Sometimes we hear a lot of talk today about authenticity. In spite of that, often people can hide themselves in anonymity or disguise the true motive for their actions and conceal them from themselves and from others.
Often if we look back and examine the reasons why we did certain things, even very altruistic things, if truth were told, you might find that maybe there’s a 30 percent altruistic motive there, but 70 percent may be because of me.
Some can try to remain anonymous before God and flee from any personal encounter with Him in prayer or in their examination of conscience. But we will not be good Christians if we’re not sincere with ourselves, with God, and with other people. We can be afraid of the truth because it can be demanding.
Temptation may come to us to resort to pretense, or to a small deception, or to a half truth, or even to a lie.
On other occasions, we might be tempted to give another name to facts or to things so as not to upset people by telling them the truth as it is.
Sincerity is a Christian virtue of the highest order. We would not be good Christians if we did not live it with all of its consequences.
Sincerity with ourselves leads us to acknowledge our faults without any pretense and without seeking false excuses.
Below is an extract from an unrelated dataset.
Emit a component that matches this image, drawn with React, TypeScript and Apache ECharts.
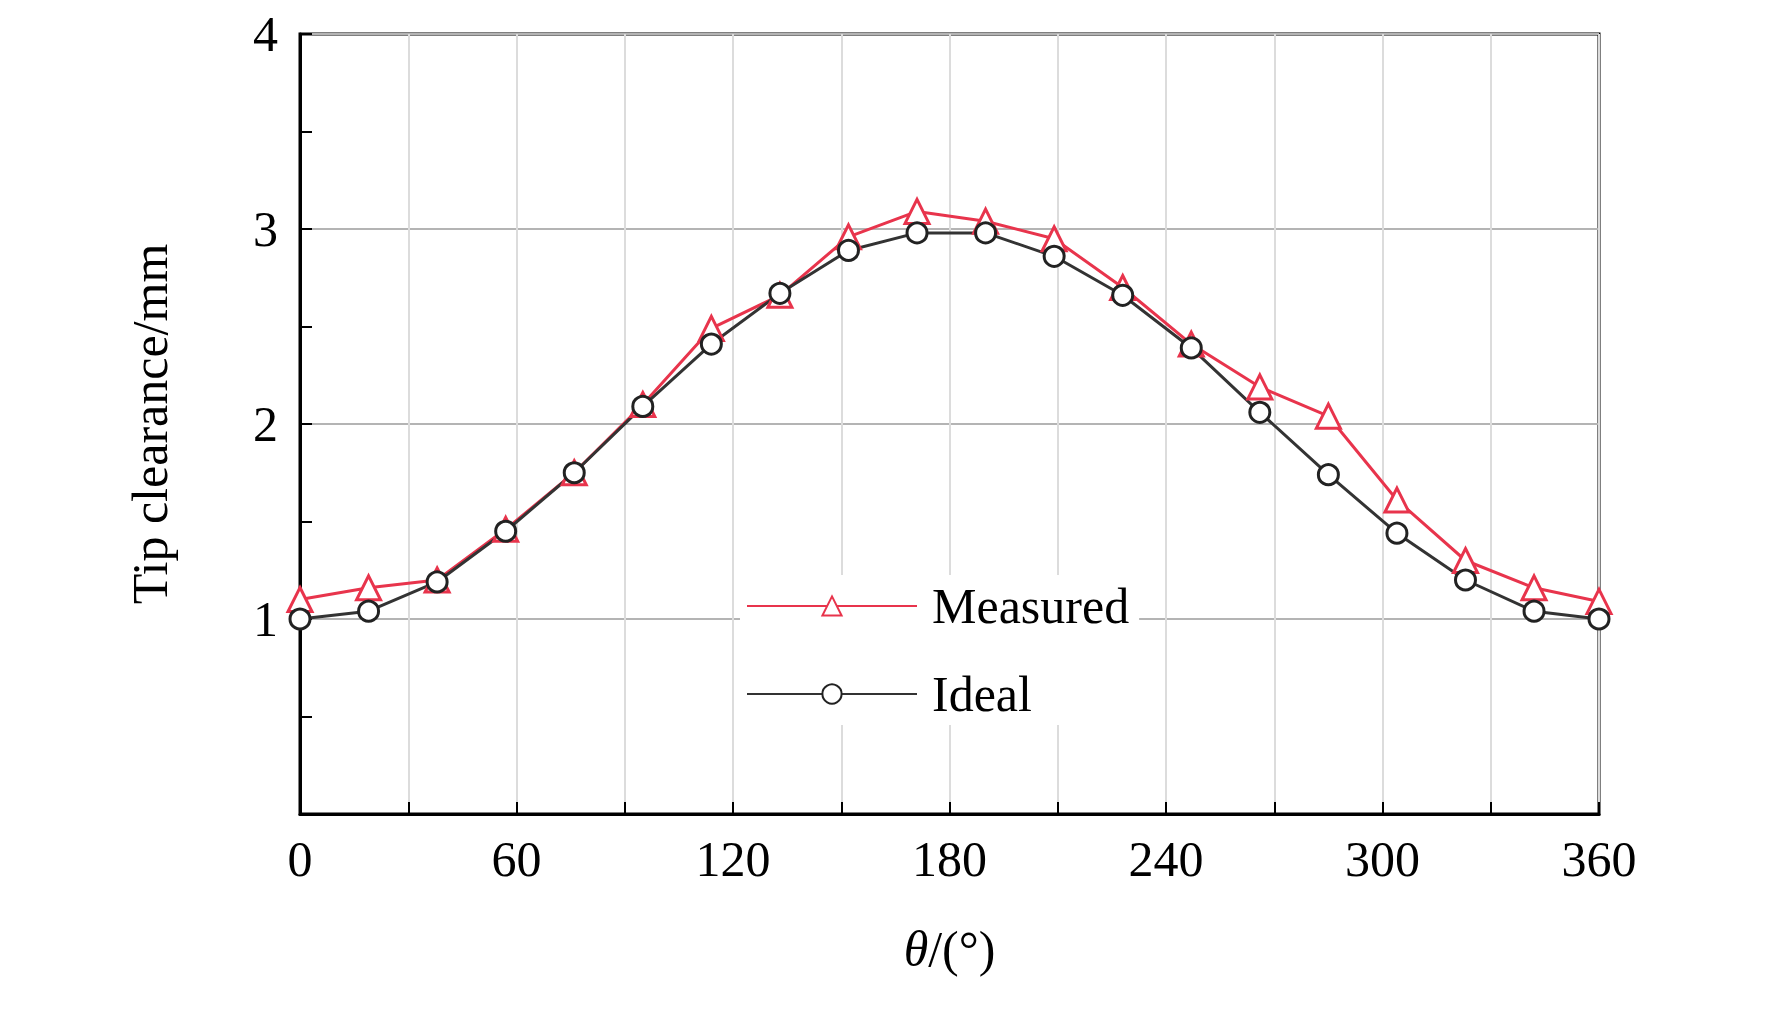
import { useEffect, useRef } from "react";
import * as echarts from "echarts";

const angles = [0, 19, 38, 57, 76, 95, 114, 133, 152, 171, 190, 209, 228, 247, 266, 285, 304, 323, 342, 360];
const measured = [1.1, 1.16, 1.2, 1.46, 1.75, 2.1, 2.49, 2.66, 2.96, 3.09, 3.04, 2.95, 2.7, 2.41, 2.19, 2.04, 1.61, 1.3, 1.16, 1.09];
const ideal = [1.0, 1.04, 1.19, 1.45, 1.75, 2.09, 2.41, 2.67, 2.89, 2.98, 2.98, 2.86, 2.66, 2.39, 2.06, 1.74, 1.44, 1.2, 1.04, 1.0];

const FONT = "Liberation Serif";
const RED = "#e8344c";

export default function App() {
  const ref = useRef<HTMLDivElement>(null);
  useEffect(() => {
    document.body.style.margin = "0";
    if (!ref.current) return;
    const chart = echarts.init(ref.current, undefined, { renderer: "svg" });
    chart.setOption({
      animation: false,
      backgroundColor: "#fff",
      textStyle: { fontFamily: FONT },
      grid: { left: 300, right: 173, top: 34, bottom: 196, show: true, borderColor: "#000", borderWidth: 3, backgroundColor: "transparent" },
      legend: {
        left: 740,
        top: 575,
        orient: "vertical",
        itemWidth: 170,
        itemHeight: 24,
        itemGap: 38,
        backgroundColor: "#fff",
        padding: [6, 10, 6, 6],
        textStyle: { fontFamily: FONT, fontSize: 50, color: "#000", padding: [0, 0, 0, 10] },
        data: ["Measured", "Ideal"],
      },
      xAxis: {
        type: "value",
        min: 0,
        max: 360,
        interval: 30,
        name: "{i|θ}/(°)",
        nameLocation: "middle",
        nameGap: 110,
        nameTextStyle: { fontFamily: FONT, fontSize: 50, color: "#000", rich: { i: { fontFamily: FONT, fontStyle: "italic", fontSize: 50 } } },
        axisLine: { lineStyle: { color: "#000", width: 3 } },
        axisTick: { inside: true, length: 12, lineStyle: { color: "#000", width: 2 } },
        axisLabel: { fontFamily: FONT, fontSize: 50, color: "#000", margin: 20, formatter: (v: number) => (v % 60 === 0 ? String(v) : "") },
        splitLine: { show: true, lineStyle: { color: "#dcdcdc", width: 2 } },
      },
      yAxis: {
        type: "value",
        min: 0,
        max: 4,
        interval: 1,
        name: "Tip clearance/mm",
        nameLocation: "middle",
        nameGap: 125,
        nameTextStyle: { fontFamily: FONT, fontSize: 50, color: "#000" },
        axisLine: { show: true, lineStyle: { color: "#000", width: 3 } },
        axisTick: { inside: true, length: 12, lineStyle: { color: "#000", width: 2 } },
        minorTick: { show: true, splitNumber: 2, length: 12, lineStyle: { color: "#000", width: 2 } },
        axisLabel: { fontFamily: FONT, fontSize: 50, color: "#000", margin: 22, formatter: (v: number) => (v === 0 ? "" : String(v)) },
        splitLine: { show: true, lineStyle: { color: "#b4b4b4", width: 2 } },
      },
      series: [
        {
          name: "Measured",
          type: "line",
          data: angles.map((a, i) => [a, measured[i]]),
          symbol: "triangle",
          symbolSize: 24,
          color: RED,
          lineStyle: { color: RED, width: 3 },
          itemStyle: { color: "#fff", borderColor: RED, borderWidth: 3 },
        },
        {
          name: "Ideal",
          type: "line",
          data: angles.map((a, i) => [a, ideal[i]]),
          symbol: "circle",
          symbolSize: 20,
          color: "#333",
          lineStyle: { color: "#333", width: 3 },
          itemStyle: { color: "#fff", borderColor: "#222", borderWidth: 3 },
        },
      ],
    });
    return () => chart.dispose();
  }, []);
  return <div ref={ref} style={{ width: 1772, height: 1010 }} />;
}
Sincerity puts us on our guard against fabricating the truth, or pretending that what suits us is true, like those who try to deceive themselves by saying that for them something forbidden by God’s law is not a sin.
Subjectivity or our passions or lukewarmness can all contribute towards our not being sincere with ourselves. The person who doesn’t live this radical sincerity can easily deform their conscience and fall victim to an interior blindness as regards the things of God.
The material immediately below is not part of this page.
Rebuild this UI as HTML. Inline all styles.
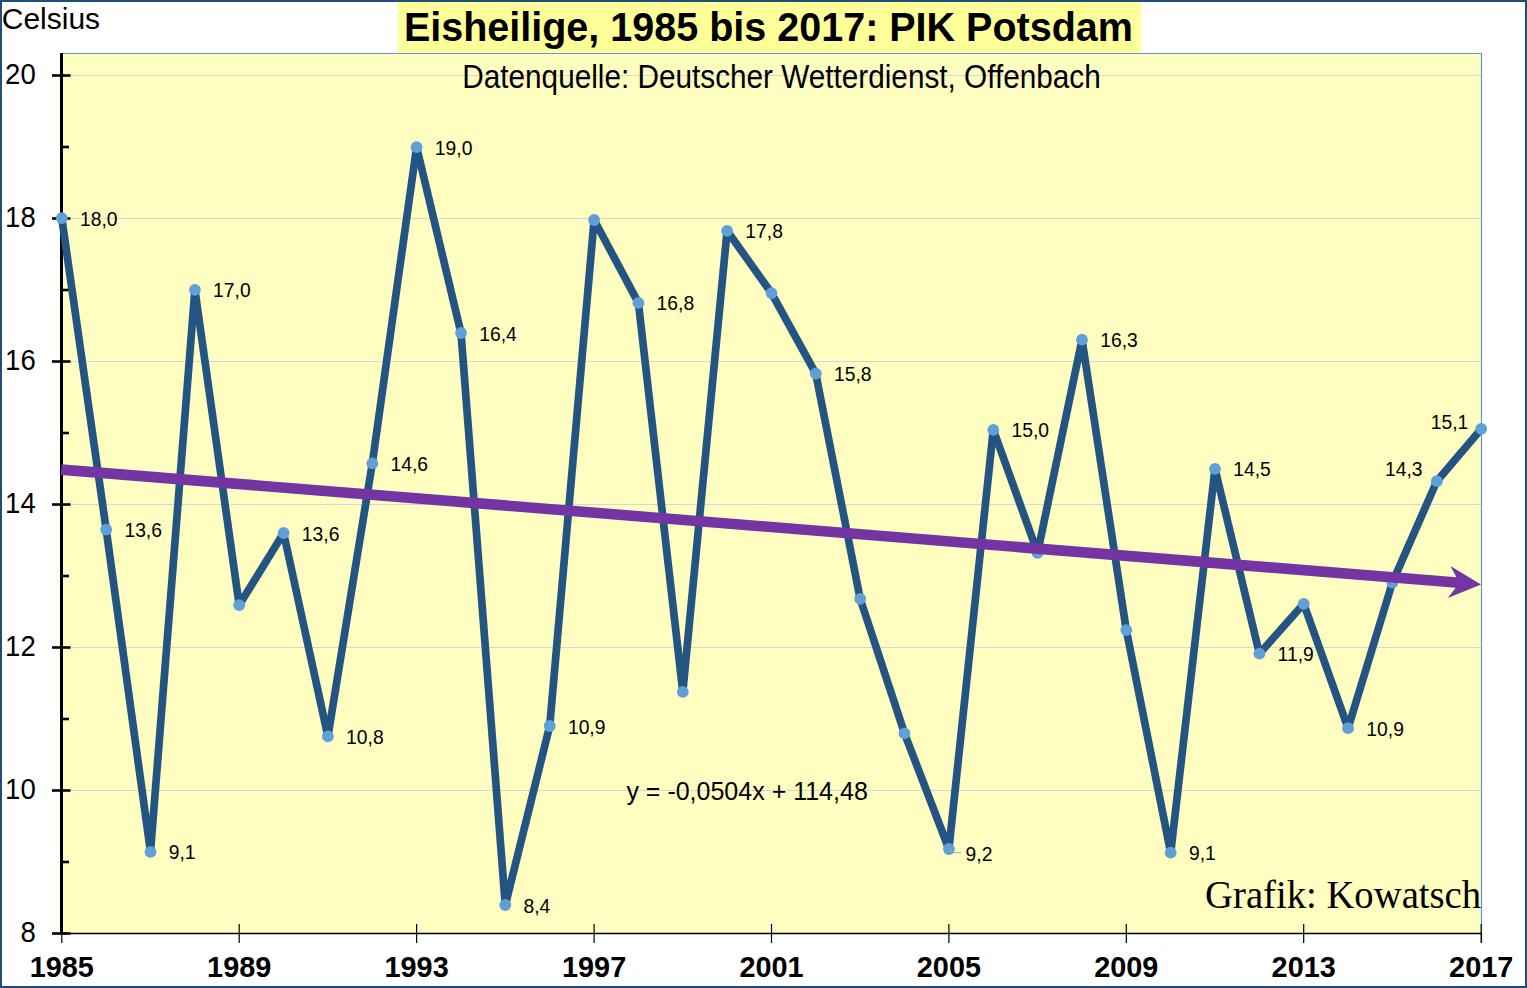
<!DOCTYPE html><html><head><meta charset="utf-8"><style>html,body{margin:0;padding:0;background:#fff;width:1527px;height:988px;overflow:hidden}svg{display:block}text{font-family:"Liberation Sans",sans-serif}</style></head><body>
<svg width="1527" height="988" viewBox="0 0 1527 988">
<rect x="0" y="0" width="1527" height="988" fill="#fff"/>
<rect x="61" y="53" width="1421" height="880.5" fill="#FFFDC0"/>
<line x1="63" y1="790.5" x2="1481" y2="790.5" stroke="#D5D6DA" stroke-width="1.2"/>
<line x1="63" y1="647.5" x2="1481" y2="647.5" stroke="#D5D6DA" stroke-width="1.2"/>
<line x1="63" y1="504.5" x2="1481" y2="504.5" stroke="#D5D6DA" stroke-width="1.2"/>
<line x1="63" y1="361.5" x2="1481" y2="361.5" stroke="#D5D6DA" stroke-width="1.2"/>
<line x1="63" y1="218.5" x2="1481" y2="218.5" stroke="#D5D6DA" stroke-width="1.2"/>
<line x1="63" y1="75.5" x2="1481" y2="75.5" stroke="#D5D6DA" stroke-width="1.2"/>
<line x1="61" y1="53.5" x2="1481.5" y2="53.5" stroke="#5B9BD5" stroke-width="1.2"/>
<line x1="1481.5" y1="53" x2="1481.5" y2="933" stroke="#5B9BD5" stroke-width="1.2"/>
<rect x="398" y="2" width="743" height="50.5" fill="#FFFF99"/>
<text transform="translate(403.9,41) scale(0.988,1)" font-size="40" font-weight="bold" fill="#000">Eisheilige, 1985 bis 2017: PIK Potsdam</text>
<text transform="translate(462.3,87.8) scale(0.888,1)" font-size="33.5" fill="#000">Datenquelle: Deutscher Wetterdienst, Offenbach</text>
<text transform="translate(1.75,28.7)" font-size="30" fill="#000">Celsius</text>
<line x1="61.5" y1="53" x2="61.5" y2="934" stroke="#000" stroke-width="3"/>
<line x1="52" y1="933.5" x2="70.5" y2="933.5" stroke="#000" stroke-width="2.6"/>
<text transform="translate(35.7,941.8) scale(0.94,1)" font-size="29.3" text-anchor="end" fill="#000">8</text>
<line x1="61" y1="862.0" x2="69" y2="862.0" stroke="#000" stroke-width="2.6"/>
<line x1="52" y1="790.5" x2="70.5" y2="790.5" stroke="#000" stroke-width="2.6"/>
<text transform="translate(35.7,798.8) scale(0.94,1)" font-size="29.3" text-anchor="end" fill="#000">10</text>
<line x1="61" y1="719.0" x2="69" y2="719.0" stroke="#000" stroke-width="2.6"/>
<line x1="52" y1="647.5" x2="70.5" y2="647.5" stroke="#000" stroke-width="2.6"/>
<text transform="translate(35.7,655.8) scale(0.94,1)" font-size="29.3" text-anchor="end" fill="#000">12</text>
<line x1="61" y1="576.0" x2="69" y2="576.0" stroke="#000" stroke-width="2.6"/>
<line x1="52" y1="504.5" x2="70.5" y2="504.5" stroke="#000" stroke-width="2.6"/>
<text transform="translate(35.7,512.8) scale(0.94,1)" font-size="29.3" text-anchor="end" fill="#000">14</text>
<line x1="61" y1="433.0" x2="69" y2="433.0" stroke="#000" stroke-width="2.6"/>
<line x1="52" y1="361.5" x2="70.5" y2="361.5" stroke="#000" stroke-width="2.6"/>
<text transform="translate(35.7,369.8) scale(0.94,1)" font-size="29.3" text-anchor="end" fill="#000">16</text>
<line x1="61" y1="290.0" x2="69" y2="290.0" stroke="#000" stroke-width="2.6"/>
<line x1="52" y1="218.5" x2="70.5" y2="218.5" stroke="#000" stroke-width="2.6"/>
<text transform="translate(35.7,226.8) scale(0.94,1)" font-size="29.3" text-anchor="end" fill="#000">18</text>
<line x1="61" y1="147.0" x2="69" y2="147.0" stroke="#000" stroke-width="2.6"/>
<line x1="52" y1="75.5" x2="70.5" y2="75.5" stroke="#000" stroke-width="2.6"/>
<text transform="translate(35.7,83.8) scale(0.94,1)" font-size="29.3" text-anchor="end" fill="#000">20</text>
<line x1="61" y1="933.5" x2="1482" y2="933.5" stroke="#000" stroke-width="1.3"/>
<line x1="61.8" y1="935" x2="61.8" y2="943" stroke="#000" stroke-width="1.2"/>
<text transform="translate(61.8,976.9) scale(0.985,1)" font-size="29.3" font-weight="bold" text-anchor="middle" fill="#000">1985</text>
<line x1="239.2" y1="924" x2="239.2" y2="943" stroke="#000" stroke-width="1.2"/>
<text transform="translate(239.2,976.9) scale(0.985,1)" font-size="29.3" font-weight="bold" text-anchor="middle" fill="#000">1989</text>
<line x1="416.6" y1="924" x2="416.6" y2="943" stroke="#000" stroke-width="1.2"/>
<text transform="translate(416.6,976.9) scale(0.985,1)" font-size="29.3" font-weight="bold" text-anchor="middle" fill="#000">1993</text>
<line x1="594.1" y1="924" x2="594.1" y2="943" stroke="#000" stroke-width="1.2"/>
<text transform="translate(594.1,976.9) scale(0.985,1)" font-size="29.3" font-weight="bold" text-anchor="middle" fill="#000">1997</text>
<line x1="771.5" y1="924" x2="771.5" y2="943" stroke="#000" stroke-width="1.2"/>
<text transform="translate(771.5,976.9) scale(0.985,1)" font-size="29.3" font-weight="bold" text-anchor="middle" fill="#000">2001</text>
<line x1="948.9" y1="924" x2="948.9" y2="943" stroke="#000" stroke-width="1.2"/>
<text transform="translate(948.9,976.9) scale(0.985,1)" font-size="29.3" font-weight="bold" text-anchor="middle" fill="#000">2005</text>
<line x1="1126.3" y1="924" x2="1126.3" y2="943" stroke="#000" stroke-width="1.2"/>
<text transform="translate(1126.3,976.9) scale(0.985,1)" font-size="29.3" font-weight="bold" text-anchor="middle" fill="#000">2009</text>
<line x1="1303.7" y1="924" x2="1303.7" y2="943" stroke="#000" stroke-width="1.2"/>
<text transform="translate(1303.7,976.9) scale(0.985,1)" font-size="29.3" font-weight="bold" text-anchor="middle" fill="#000">2013</text>
<line x1="1481.2" y1="924" x2="1481.2" y2="943" stroke="#000" stroke-width="1.2"/>
<text transform="translate(1481.2,976.9) scale(0.985,1)" font-size="29.3" font-weight="bold" text-anchor="middle" fill="#000">2017</text>
<line x1="1481.5" y1="933" x2="1481.5" y2="943" stroke="#000" stroke-width="1.2"/>
<path d="M61.8,218.1 L106.2,529.6 L150.5,851.8 L194.9,289.8 L239.2,605.1 L283.6,533.0 L327.9,736.4 L372.3,463.3 L416.6,147.2 L461.0,333.0 L505.3,905.0 L549.7,726.0 L594.1,220.0 L638.4,302.9 L682.8,691.8 L727.1,230.8 L771.5,293.1 L815.8,373.7 L860.2,598.9 L904.5,733.3 L948.9,849.0 L993.3,429.8 L1037.6,552.8 L1082.0,339.7 L1126.3,630.1 L1170.7,852.7 L1215.0,468.9 L1259.4,653.7 L1303.7,603.8 L1348.1,728.2 L1392.4,582.5 L1436.8,481.2 L1481.2,428.9" fill="none" stroke="#245582" stroke-width="7.7" stroke-linejoin="round" stroke-linecap="butt"/>
<circle cx="61.8" cy="218.1" r="5.9" fill="#5FA0D8"/>
<circle cx="106.2" cy="529.6" r="5.9" fill="#5FA0D8"/>
<circle cx="150.5" cy="851.8" r="5.9" fill="#5FA0D8"/>
<circle cx="194.9" cy="289.8" r="5.9" fill="#5FA0D8"/>
<circle cx="239.2" cy="605.1" r="5.9" fill="#5FA0D8"/>
<circle cx="283.6" cy="533.0" r="5.9" fill="#5FA0D8"/>
<circle cx="327.9" cy="736.4" r="5.9" fill="#5FA0D8"/>
<circle cx="372.3" cy="463.3" r="5.9" fill="#5FA0D8"/>
<circle cx="416.6" cy="147.2" r="5.9" fill="#5FA0D8"/>
<circle cx="461.0" cy="333.0" r="5.9" fill="#5FA0D8"/>
<circle cx="505.3" cy="905.0" r="5.9" fill="#5FA0D8"/>
<circle cx="549.7" cy="726.0" r="5.9" fill="#5FA0D8"/>
<circle cx="594.1" cy="220.0" r="5.9" fill="#5FA0D8"/>
<circle cx="638.4" cy="302.9" r="5.9" fill="#5FA0D8"/>
<circle cx="682.8" cy="691.8" r="5.9" fill="#5FA0D8"/>
<circle cx="727.1" cy="230.8" r="5.9" fill="#5FA0D8"/>
<circle cx="771.5" cy="293.1" r="5.9" fill="#5FA0D8"/>
<circle cx="815.8" cy="373.7" r="5.9" fill="#5FA0D8"/>
<circle cx="860.2" cy="598.9" r="5.9" fill="#5FA0D8"/>
<circle cx="904.5" cy="733.3" r="5.9" fill="#5FA0D8"/>
<circle cx="948.9" cy="849.0" r="5.9" fill="#5FA0D8"/>
<circle cx="993.3" cy="429.8" r="5.9" fill="#5FA0D8"/>
<circle cx="1037.6" cy="552.8" r="5.9" fill="#5FA0D8"/>
<circle cx="1082.0" cy="339.7" r="5.9" fill="#5FA0D8"/>
<circle cx="1126.3" cy="630.1" r="5.9" fill="#5FA0D8"/>
<circle cx="1170.7" cy="852.7" r="5.9" fill="#5FA0D8"/>
<circle cx="1215.0" cy="468.9" r="5.9" fill="#5FA0D8"/>
<circle cx="1259.4" cy="653.7" r="5.9" fill="#5FA0D8"/>
<circle cx="1303.7" cy="603.8" r="5.9" fill="#5FA0D8"/>
<circle cx="1348.1" cy="728.2" r="5.9" fill="#5FA0D8"/>
<circle cx="1392.4" cy="582.5" r="5.9" fill="#5FA0D8"/>
<circle cx="1436.8" cy="481.2" r="5.9" fill="#5FA0D8"/>
<circle cx="1481.2" cy="428.9" r="5.9" fill="#5FA0D8"/>
<line x1="61.2" y1="469.6" x2="1459.1" y2="582.7" stroke="#7434A4" stroke-width="10.6"/>
<polygon points="1481.0,584.5 1450.4,566.0 1456.5,577.3 1455.7,587.7 1447.8,597.9" fill="#7434A4"/>
<text transform="translate(80.0,225.6) scale(0.92,1)" font-size="21" fill="#000">18,0</text>
<text transform="translate(124.4,537.1) scale(0.92,1)" font-size="21" fill="#000">13,6</text>
<text transform="translate(168.7,859.3) scale(0.92,1)" font-size="21" fill="#000">9,1</text>
<text transform="translate(213.1,297.3) scale(0.92,1)" font-size="21" fill="#000">17,0</text>
<text transform="translate(301.8,540.5) scale(0.92,1)" font-size="21" fill="#000">13,6</text>
<text transform="translate(346.1,743.9) scale(0.92,1)" font-size="21" fill="#000">10,8</text>
<text transform="translate(390.5,470.8) scale(0.92,1)" font-size="21" fill="#000">14,6</text>
<text transform="translate(434.8,154.7) scale(0.92,1)" font-size="21" fill="#000">19,0</text>
<text transform="translate(479.2,340.5) scale(0.92,1)" font-size="21" fill="#000">16,4</text>
<text transform="translate(523.5,912.5) scale(0.92,1)" font-size="21" fill="#000">8,4</text>
<text transform="translate(567.9,733.5) scale(0.92,1)" font-size="21" fill="#000">10,9</text>
<text transform="translate(656.6,310.4) scale(0.92,1)" font-size="21" fill="#000">16,8</text>
<text transform="translate(745.3,238.3) scale(0.92,1)" font-size="21" fill="#000">17,8</text>
<text transform="translate(834.0,381.2) scale(0.92,1)" font-size="21" fill="#000">15,8</text>
<text transform="translate(1011.5,437.3) scale(0.92,1)" font-size="21" fill="#000">15,0</text>
<text transform="translate(1100.2,347.2) scale(0.92,1)" font-size="21" fill="#000">16,3</text>
<text transform="translate(1188.9,860.2) scale(0.92,1)" font-size="21" fill="#000">9,1</text>
<text transform="translate(1233.2,476.4) scale(0.92,1)" font-size="21" fill="#000">14,5</text>
<text transform="translate(1277.6,661.2) scale(0.92,1)" font-size="21" fill="#000">11,9</text>
<text transform="translate(1366.3,735.7) scale(0.92,1)" font-size="21" fill="#000">10,9</text>
<text transform="translate(965.6,861) scale(0.92,1)" font-size="21" fill="#000">9,2</text>
<text transform="translate(1385,475.7) scale(0.92,1)" font-size="21" fill="#000">14,3</text>
<text transform="translate(1430.7,428.5) scale(0.92,1)" font-size="21" fill="#000">15,1</text>
<path d="M949.8,848.3 L951.8,852.6 L961,852.6" fill="none" stroke="#A6A6A6" stroke-width="1"/>
<text transform="translate(626.4,799.8)" font-size="25" fill="#000">y = -0,0504x + 114,48</text>
<text transform="translate(1205.1,907.5) scale(0.992,1)" font-size="39" fill="#000" style="font-family:'Liberation Serif',serif">Grafik: Kowatsch</text>
<rect x="1" y="1" width="1525" height="986" fill="none" stroke="#1F4E79" stroke-width="2"/>
</svg></body></html>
Another way of deceiving ourselves is to be reluctant to accept the consequences of truth so as not to face up to them, or in such a case not to say the whole truth.
St. Josemaría in The Way, Point 33, says, “You never want to get to the heart of the matter. Sometimes, through politeness. Other times, most times, through fear of hurting yourself. Sometimes again, through fear of hurting others. And always, through fear. As long as you are so afraid of the truth you will never be a person of sound judgment, a person of worth.”
The means that we first have to use is to be sincere in our prayer. Ask Our Lord to let us see the truth of our errors and the defects of our character, and ask for the strength to acknowledge them as such, and for the courage to ask His help in the inevitable struggle, so that with Our Lady we can say, “My soul magnifies the Lord, and my spirit rejoices in God my Savior” (Luke 1:47).
I thank you, my God, for the good resolutions, affections, and inspirations that you have communicated to me during this meditation. I ask your help to put them into practice. My Immaculate Mother, Saint Joseph, my father and lord, my guardian angel, intercede for me.
In the name of the Father, and of the Son, and of the Holy Spirit. Amen.